Problem to work on » Repeat the material below exactly, with no pictures.

'''

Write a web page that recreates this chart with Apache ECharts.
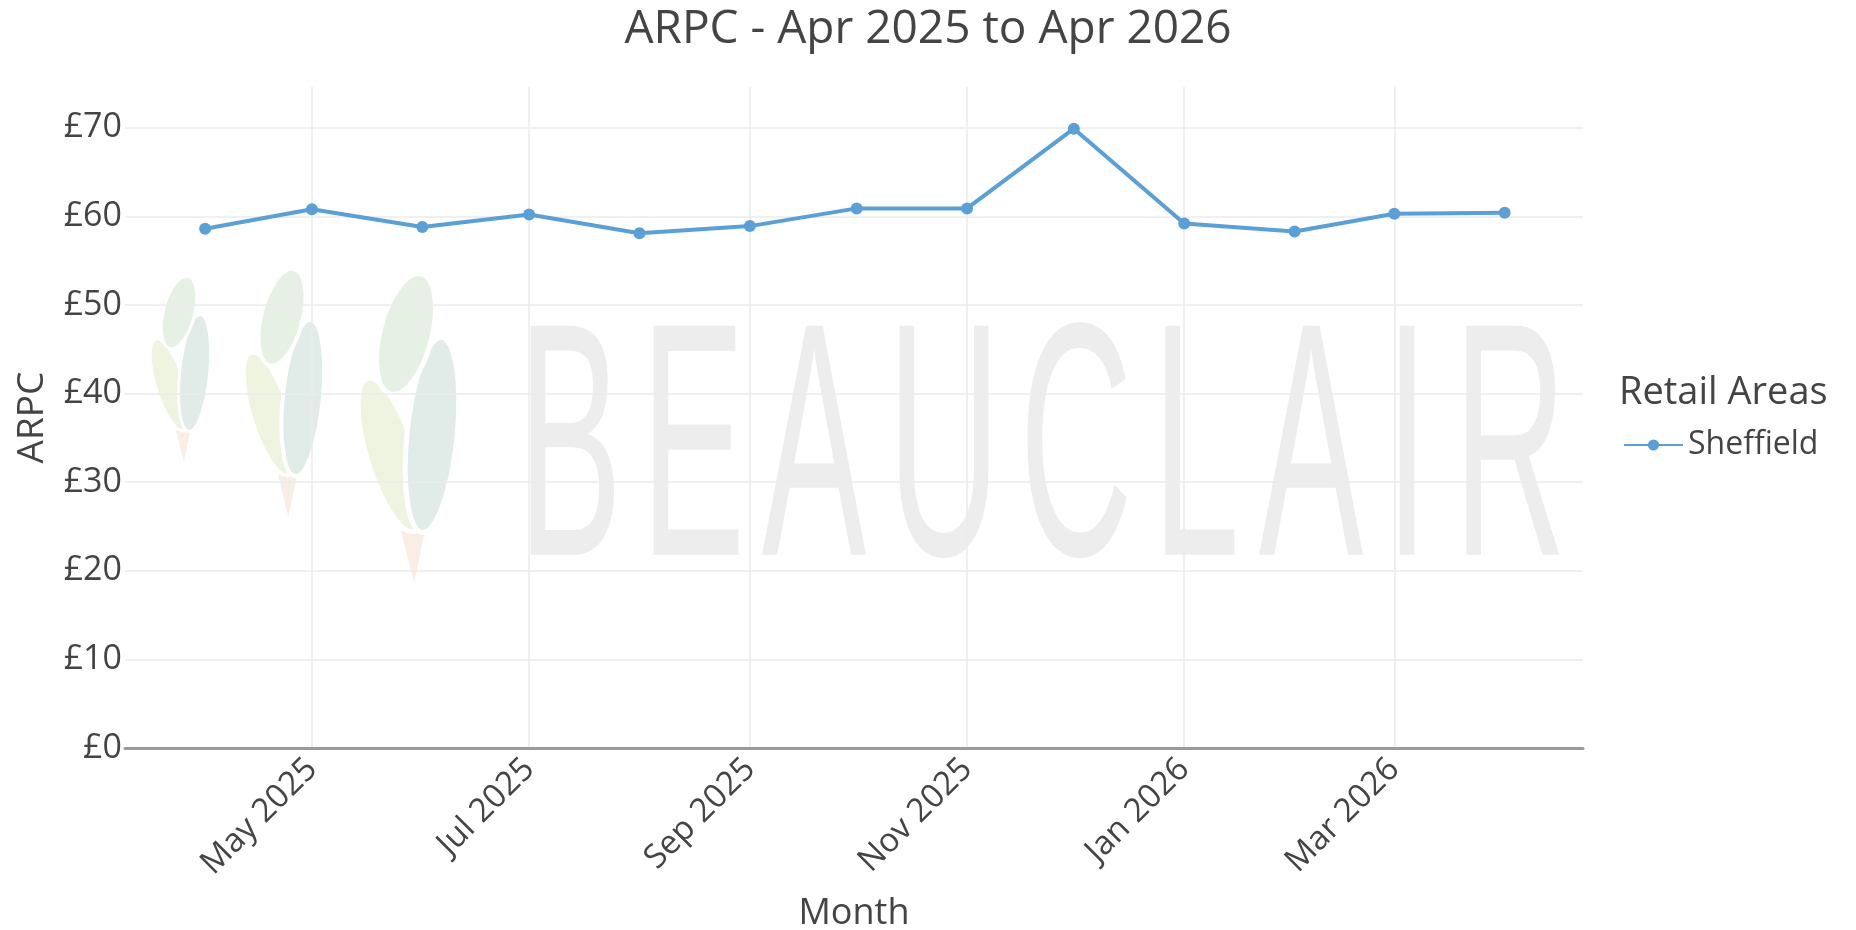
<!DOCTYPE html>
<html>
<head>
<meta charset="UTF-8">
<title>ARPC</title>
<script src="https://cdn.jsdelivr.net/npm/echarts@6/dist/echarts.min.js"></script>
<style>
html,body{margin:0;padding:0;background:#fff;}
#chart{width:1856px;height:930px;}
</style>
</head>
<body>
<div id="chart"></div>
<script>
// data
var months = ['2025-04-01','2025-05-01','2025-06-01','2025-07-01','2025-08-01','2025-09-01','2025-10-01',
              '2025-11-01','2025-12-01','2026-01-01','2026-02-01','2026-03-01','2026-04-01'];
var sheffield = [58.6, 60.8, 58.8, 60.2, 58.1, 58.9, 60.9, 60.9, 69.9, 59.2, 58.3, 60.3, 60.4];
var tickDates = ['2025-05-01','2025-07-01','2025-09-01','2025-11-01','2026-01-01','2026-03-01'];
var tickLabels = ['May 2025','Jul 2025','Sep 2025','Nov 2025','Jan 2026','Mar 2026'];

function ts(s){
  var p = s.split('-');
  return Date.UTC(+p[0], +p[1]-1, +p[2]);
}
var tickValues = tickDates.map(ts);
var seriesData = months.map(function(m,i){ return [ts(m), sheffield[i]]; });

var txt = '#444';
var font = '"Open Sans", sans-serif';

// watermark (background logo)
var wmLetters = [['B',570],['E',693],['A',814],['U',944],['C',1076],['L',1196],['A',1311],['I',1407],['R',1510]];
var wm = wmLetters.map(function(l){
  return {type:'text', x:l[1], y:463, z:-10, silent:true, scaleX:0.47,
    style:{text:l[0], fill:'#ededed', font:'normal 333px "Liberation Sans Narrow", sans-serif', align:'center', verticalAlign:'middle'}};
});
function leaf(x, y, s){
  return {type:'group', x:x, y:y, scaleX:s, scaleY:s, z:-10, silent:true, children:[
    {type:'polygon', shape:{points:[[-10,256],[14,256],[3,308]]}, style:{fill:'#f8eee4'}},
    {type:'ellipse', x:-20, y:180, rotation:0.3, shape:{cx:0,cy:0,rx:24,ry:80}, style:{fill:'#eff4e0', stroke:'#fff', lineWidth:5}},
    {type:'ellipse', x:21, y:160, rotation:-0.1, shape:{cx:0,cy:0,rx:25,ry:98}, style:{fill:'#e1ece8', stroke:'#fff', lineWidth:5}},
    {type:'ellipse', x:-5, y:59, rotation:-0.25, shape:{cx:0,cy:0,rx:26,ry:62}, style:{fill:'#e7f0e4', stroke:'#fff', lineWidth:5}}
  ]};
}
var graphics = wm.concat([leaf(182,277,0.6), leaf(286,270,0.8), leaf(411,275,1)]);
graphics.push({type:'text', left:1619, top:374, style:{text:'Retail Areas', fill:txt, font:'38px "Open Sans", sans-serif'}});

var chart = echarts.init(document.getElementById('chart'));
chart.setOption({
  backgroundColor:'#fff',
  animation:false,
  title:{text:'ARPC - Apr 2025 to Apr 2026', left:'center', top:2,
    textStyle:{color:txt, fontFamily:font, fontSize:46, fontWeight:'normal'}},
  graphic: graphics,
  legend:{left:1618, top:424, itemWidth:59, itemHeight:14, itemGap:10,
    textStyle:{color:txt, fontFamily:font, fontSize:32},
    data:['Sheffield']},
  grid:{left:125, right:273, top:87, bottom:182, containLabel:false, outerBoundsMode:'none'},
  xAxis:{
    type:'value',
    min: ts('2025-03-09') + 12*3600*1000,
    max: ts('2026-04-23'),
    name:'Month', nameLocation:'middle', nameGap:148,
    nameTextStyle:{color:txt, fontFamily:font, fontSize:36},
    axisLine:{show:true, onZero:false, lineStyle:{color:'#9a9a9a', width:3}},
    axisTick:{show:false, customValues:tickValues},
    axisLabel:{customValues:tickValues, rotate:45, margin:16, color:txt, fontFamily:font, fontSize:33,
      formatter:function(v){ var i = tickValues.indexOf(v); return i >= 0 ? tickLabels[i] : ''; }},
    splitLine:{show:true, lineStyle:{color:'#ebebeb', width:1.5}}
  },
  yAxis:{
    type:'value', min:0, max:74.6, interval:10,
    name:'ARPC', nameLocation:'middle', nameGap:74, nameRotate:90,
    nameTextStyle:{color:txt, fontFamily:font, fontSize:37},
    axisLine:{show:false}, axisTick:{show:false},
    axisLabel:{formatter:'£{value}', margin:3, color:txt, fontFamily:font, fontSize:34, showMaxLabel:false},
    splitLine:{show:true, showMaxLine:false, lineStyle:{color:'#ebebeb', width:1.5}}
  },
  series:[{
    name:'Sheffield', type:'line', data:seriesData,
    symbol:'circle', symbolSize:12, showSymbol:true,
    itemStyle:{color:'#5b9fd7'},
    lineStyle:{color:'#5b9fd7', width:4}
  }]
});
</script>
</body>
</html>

'''

Result for this exercise »
Write a web page that recreates this chart with Apache ECharts.
<!DOCTYPE html>
<html>
<head>
<meta charset="UTF-8">
<title>ARPC</title>
<script src="https://cdn.jsdelivr.net/npm/echarts@6/dist/echarts.min.js"></script>
<style>
html,body{margin:0;padding:0;background:#fff;}
#chart{width:1856px;height:930px;}
</style>
</head>
<body>
<div id="chart"></div>
<script>
// data
var months = ['2025-04-01','2025-05-01','2025-06-01','2025-07-01','2025-08-01','2025-09-01','2025-10-01',
              '2025-11-01','2025-12-01','2026-01-01','2026-02-01','2026-03-01','2026-04-01'];
var sheffield = [58.6, 60.8, 58.8, 60.2, 58.1, 58.9, 60.9, 60.9, 69.9, 59.2, 58.3, 60.3, 60.4];
var tickDates = ['2025-05-01','2025-07-01','2025-09-01','2025-11-01','2026-01-01','2026-03-01'];
var tickLabels = ['May 2025','Jul 2025','Sep 2025','Nov 2025','Jan 2026','Mar 2026'];

function ts(s){
  var p = s.split('-');
  return Date.UTC(+p[0], +p[1]-1, +p[2]);
}
var tickValues = tickDates.map(ts);
var seriesData = months.map(function(m,i){ return [ts(m), sheffield[i]]; });

var txt = '#444';
var font = '"Open Sans", sans-serif';

// watermark (background logo)
var wmLetters = [['B',570],['E',693],['A',814],['U',944],['C',1076],['L',1196],['A',1311],['I',1407],['R',1510]];
var wm = wmLetters.map(function(l){
  return {type:'text', x:l[1], y:463, z:-10, silent:true, scaleX:0.47,
    style:{text:l[0], fill:'#ededed', font:'normal 333px "Liberation Sans Narrow", sans-serif', align:'center', verticalAlign:'middle'}};
});
function leaf(x, y, s){
  return {type:'group', x:x, y:y, scaleX:s, scaleY:s, z:-10, silent:true, children:[
    {type:'polygon', shape:{points:[[-10,256],[14,256],[3,308]]}, style:{fill:'#f8eee4'}},
    {type:'ellipse', x:-20, y:180, rotation:0.3, shape:{cx:0,cy:0,rx:24,ry:80}, style:{fill:'#eff4e0', stroke:'#fff', lineWidth:5}},
    {type:'ellipse', x:21, y:160, rotation:-0.1, shape:{cx:0,cy:0,rx:25,ry:98}, style:{fill:'#e1ece8', stroke:'#fff', lineWidth:5}},
    {type:'ellipse', x:-5, y:59, rotation:-0.25, shape:{cx:0,cy:0,rx:26,ry:62}, style:{fill:'#e7f0e4', stroke:'#fff', lineWidth:5}}
  ]};
}
var graphics = wm.concat([leaf(182,277,0.6), leaf(286,270,0.8), leaf(411,275,1)]);
graphics.push({type:'text', left:1619, top:374, style:{text:'Retail Areas', fill:txt, font:'38px "Open Sans", sans-serif'}});

var chart = echarts.init(document.getElementById('chart'));
chart.setOption({
  backgroundColor:'#fff',
  animation:false,
  title:{text:'ARPC - Apr 2025 to Apr 2026', left:'center', top:2,
    textStyle:{color:txt, fontFamily:font, fontSize:46, fontWeight:'normal'}},
  graphic: graphics,
  legend:{left:1618, top:424, itemWidth:59, itemHeight:14, itemGap:10,
    textStyle:{color:txt, fontFamily:font, fontSize:32},
    data:['Sheffield']},
  grid:{left:125, right:273, top:87, bottom:182, containLabel:false, outerBoundsMode:'none'},
  xAxis:{
    type:'value',
    min: ts('2025-03-09') + 12*3600*1000,
    max: ts('2026-04-23'),
    name:'Month', nameLocation:'middle', nameGap:148,
    nameTextStyle:{color:txt, fontFamily:font, fontSize:36},
    axisLine:{show:true, onZero:false, lineStyle:{color:'#9a9a9a', width:3}},
    axisTick:{show:false, customValues:tickValues},
    axisLabel:{customValues:tickValues, rotate:45, margin:16, color:txt, fontFamily:font, fontSize:33,
      formatter:function(v){ var i = tickValues.indexOf(v); return i >= 0 ? tickLabels[i] : ''; }},
    splitLine:{show:true, lineStyle:{color:'#ebebeb', width:1.5}}
  },
  yAxis:{
    type:'value', min:0, max:74.6, interval:10,
    name:'ARPC', nameLocation:'middle', nameGap:74, nameRotate:90,
    nameTextStyle:{color:txt, fontFamily:font, fontSize:37},
    axisLine:{show:false}, axisTick:{show:false},
    axisLabel:{formatter:'£{value}', margin:3, color:txt, fontFamily:font, fontSize:34, showMaxLabel:false},
    splitLine:{show:true, showMaxLine:false, lineStyle:{color:'#ebebeb', width:1.5}}
  },
  series:[{
    name:'Sheffield', type:'line', data:seriesData,
    symbol:'circle', symbolSize:12, showSymbol:true,
    itemStyle:{color:'#5b9fd7'},
    lineStyle:{color:'#5b9fd7', width:4}
  }]
});
</script>
</body>
</html>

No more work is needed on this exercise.